[blowfish]

By blowfish

indentity

This is Ross. Ross works at the Amon Carter Museum of American Art here in Fort Worth. Ross came out of NYU's film program at the Tisch School, studied film archiving and preservation, interned in Amsterdam, and was offered a job at the Museum of the Moving Picture in New York but felt it was too narrow for him. He wanted to expand his horizons, to move West. Thus, two years ago, he came to the Carter to work as a Registrar, helping with the Museum's vast photography collection, obtaining exhibits, loaning out to other museums, and all that.

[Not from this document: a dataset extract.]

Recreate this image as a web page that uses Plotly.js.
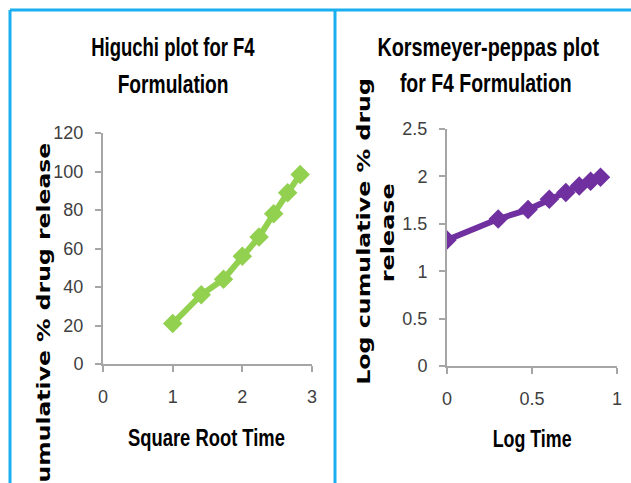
<!DOCTYPE html>
<html>
<head>
<meta charset="utf-8">
<script src="https://cdn.plot.ly/plotly-3.0.1.min.js"></script>
<style>
html, body { margin: 0; padding: 0; background: #fff; }
#chart { width: 631px; height: 483px; }
</style>
</head>
<body>
<div id="chart"></div>
<script>
// ---- data ----
const higuchiX = [1, 1.41, 1.73, 2, 2.24, 2.45, 2.65, 2.83];
const higuchiY = [21, 36, 44, 56, 66, 78, 89, 98.5];
const kpX = [0, 0.301, 0.477, 0.602, 0.699, 0.778, 0.845, 0.903];
const kpY = [1.33, 1.55, 1.65, 1.76, 1.83, 1.9, 1.95, 1.99];

const leftTitle = ["Higuchi plot for F4", "Formulation"];
const rightTitle = ["Korsmeyer-peppas plot", "for F4 Formulation"];
const leftXTitle = "Square Root Time";
const rightXTitle = "Log Time";
const leftYTitle = "Cumulative % drug release";
const rightYTitle = ["Log cumulative % drug", "release"];

// ---- layout helpers (pixel -> paper) ----
const W = 631, H = 483;
const px = x => x / W;
const py = y => 1 - y / H;

const sans = "Liberation Sans, Arial, sans-serif";
const wide = "DejaVu Sans, Verdana, sans-serif";
const axisGray = "#a6a6a6";
const tickFont = { family: sans, size: 18, color: "#404040" };

function axisBase(extra) {
  return Object.assign({
    showline: true, linecolor: axisGray, linewidth: 2,
    ticks: "outside", ticklen: 6, tickwidth: 2, tickcolor: axisGray,
    showgrid: false, zeroline: false, tickfont: tickFont,
    fixedrange: true
  }, extra);
}

const traces = [
  {
    x: higuchiX, y: higuchiY, xaxis: "x", yaxis: "y",
    type: "scatter", mode: "lines+markers",
    line: { color: "#92D050", width: 6 },
    marker: { symbol: "diamond", size: 15, color: "#92D050" },
    hoverinfo: "skip"
  },
  {
    x: kpX, y: kpY, xaxis: "x2", yaxis: "y2",
    type: "scatter", mode: "lines+markers",
    line: { color: "#7030A0", width: 6 },
    marker: { symbol: "diamond", size: 15, color: "#7030A0" },
    hoverinfo: "skip"
  }
];

function ann(text, x, y, font, extra) {
  return Object.assign({
    text: text, x: px(x), y: py(y), xref: "paper", yref: "paper",
    showarrow: false, xanchor: "center", yanchor: "middle", font: font
  }, extra || {});
}

const titleFont = { family: sans, size: 26, color: "#000", weight: "bold" };
const axTitleFont = { family: sans, size: 24, color: "#000", weight: "bold" };
const yTitleFont = { family: wide, size: 18, color: "#000", weight: "bold" };

// text lengths measured on the reference (px), used to condense / stretch the text
const textLengths = {};
textLengths[leftTitle[0]] = 164;
textLengths[leftTitle[1]] = 111;
textLengths[rightTitle[0]] = 222;
textLengths[rightTitle[1]] = 172;
textLengths[leftXTitle] = 157;
textLengths[rightXTitle] = 79;
textLengths[leftYTitle] = 357;
textLengths[rightYTitle[0]] = 307;
textLengths[rightYTitle[1]] = 99;

const layout = {
  width: W, height: H,
  margin: { l: 0, r: 0, t: 0, b: 0 },
  paper_bgcolor: "#fff", plot_bgcolor: "rgba(0,0,0,0)",
  showlegend: false,
  xaxis: axisBase({ domain: [px(103), px(312)], range: [0, 3], dtick: 1, tick0: 0, anchor: "y", ticklabelstandoff: 9 }),
  yaxis: axisBase({ domain: [py(364), py(133)], range: [0, 120], dtick: 20, tick0: 0, anchor: "x", ticklabelstandoff: 8 }),
  xaxis2: axisBase({ domain: [px(447), px(617)], range: [0, 1], dtick: 0.5, tick0: 0, anchor: "y2", ticklabelstandoff: 9 }),
  yaxis2: axisBase({ domain: [py(366), py(129)], range: [0, 2.5], dtick: 0.5, tick0: 0, anchor: "x2", ticklabelstandoff: 8 }),
  shapes: [
    { type: "line", xref: "paper", yref: "paper", x0: px(10), x1: px(631), y0: py(10), y1: py(10), line: { color: "#1AB0F0", width: 3 } },
    { type: "line", xref: "paper", yref: "paper", x0: px(10), x1: px(10), y0: py(10), y1: py(483), line: { color: "#1AB0F0", width: 3 } },
    { type: "line", xref: "paper", yref: "paper", x0: px(335), x1: px(335), y0: py(10), y1: py(483), line: { color: "#1AB0F0", width: 3 } }
  ],
  annotations: [
    ann(leftTitle[0], 173, 47, titleFont),
    ann(leftTitle[1], 172.5, 84, titleFont),
    ann(rightTitle[0], 488, 47, titleFont),
    ann(rightTitle[1], 486, 83, titleFont),
    ann(leftXTitle, 206.5, 437, axTitleFont),
    ann(rightXTitle, 532, 438, axTitleFont),
    ann(leftYTitle, 43, 322, yTitleFont, { textangle: -90 }),
    ann(rightYTitle[0], 364, 232, yTitleFont, { textangle: -90 }),
    ann(rightYTitle[1], 388, 232, yTitleFont, { textangle: -90 })
  ]
};

Plotly.newPlot("chart", traces, layout, { displayModeBar: false, staticPlot: true }).then(() => {
  document.querySelectorAll("#chart .annotation-text").forEach(t => {
    const target = textLengths[t.textContent];
    if (!target) return;
    const w = t.getBBox().width;
    if (!w) return;
    t.style.transformBox = "fill-box";
    t.style.transformOrigin = "center";
    t.style.transform = "scaleX(" + (target / w) + ")";
  });
});
</script>
</body>
</html>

This is Ross in front of four original prints from Richard Avedon's legendary "In the American West" portrait series, funded fully by the museum over six years in the late 70s and early 80s. I was granted a personal tour to see the prints in the Amon Carter basement vault after applying for a research visit a few weeks ago. These particular images were covered in a protective gauze, but the other 75% were not and hung on these enormous metal racks that slid out, attached to the ceiling and the floor. All of the prints are mounted on aluminum. And I saw them all. I wasn't allowed to take pictures of the uncovered images, for reasons I both understand and do not, but Ross was all for letting me get his portrait in front of these partially obscured ones. We talked for over an hour, as he pulled photographs out, slid others back in. There was a good rhythm to it all. Ross is good people. He is someone I could totally see myself hanging out with--we shared a lot in common and have similar senses of humor, which came in handy when we conversed about the Museum employee who really rubbed me the wrong way last week when I inquired about these Avedon images. I won't really relive that conversation now, but suffice to say, many native Texans and American Westerners found the Avedon series to be mocking or exploitative of Westerners--a view I completely disagree with, also for reasons I don't want to recapitulate now. But this attitude coupled with the Museum's clear mission of de-prioritizing the photographic arts (both intentionally and unintentionally--oops, guess I am going to get into this now...) so it was nice to have him there, examining, analyzing, considering, judging, commenting, laughing. Ross had actually never seen them in person, he told me, in his two years employed there, so he enjoyed the experience as much as I did, I think. Well, I know he did, because he told me so when I said to him that he had a pretty amazing job. He didn't argue with that.

And now it's pouring a much needed rain. What a fine day this has been.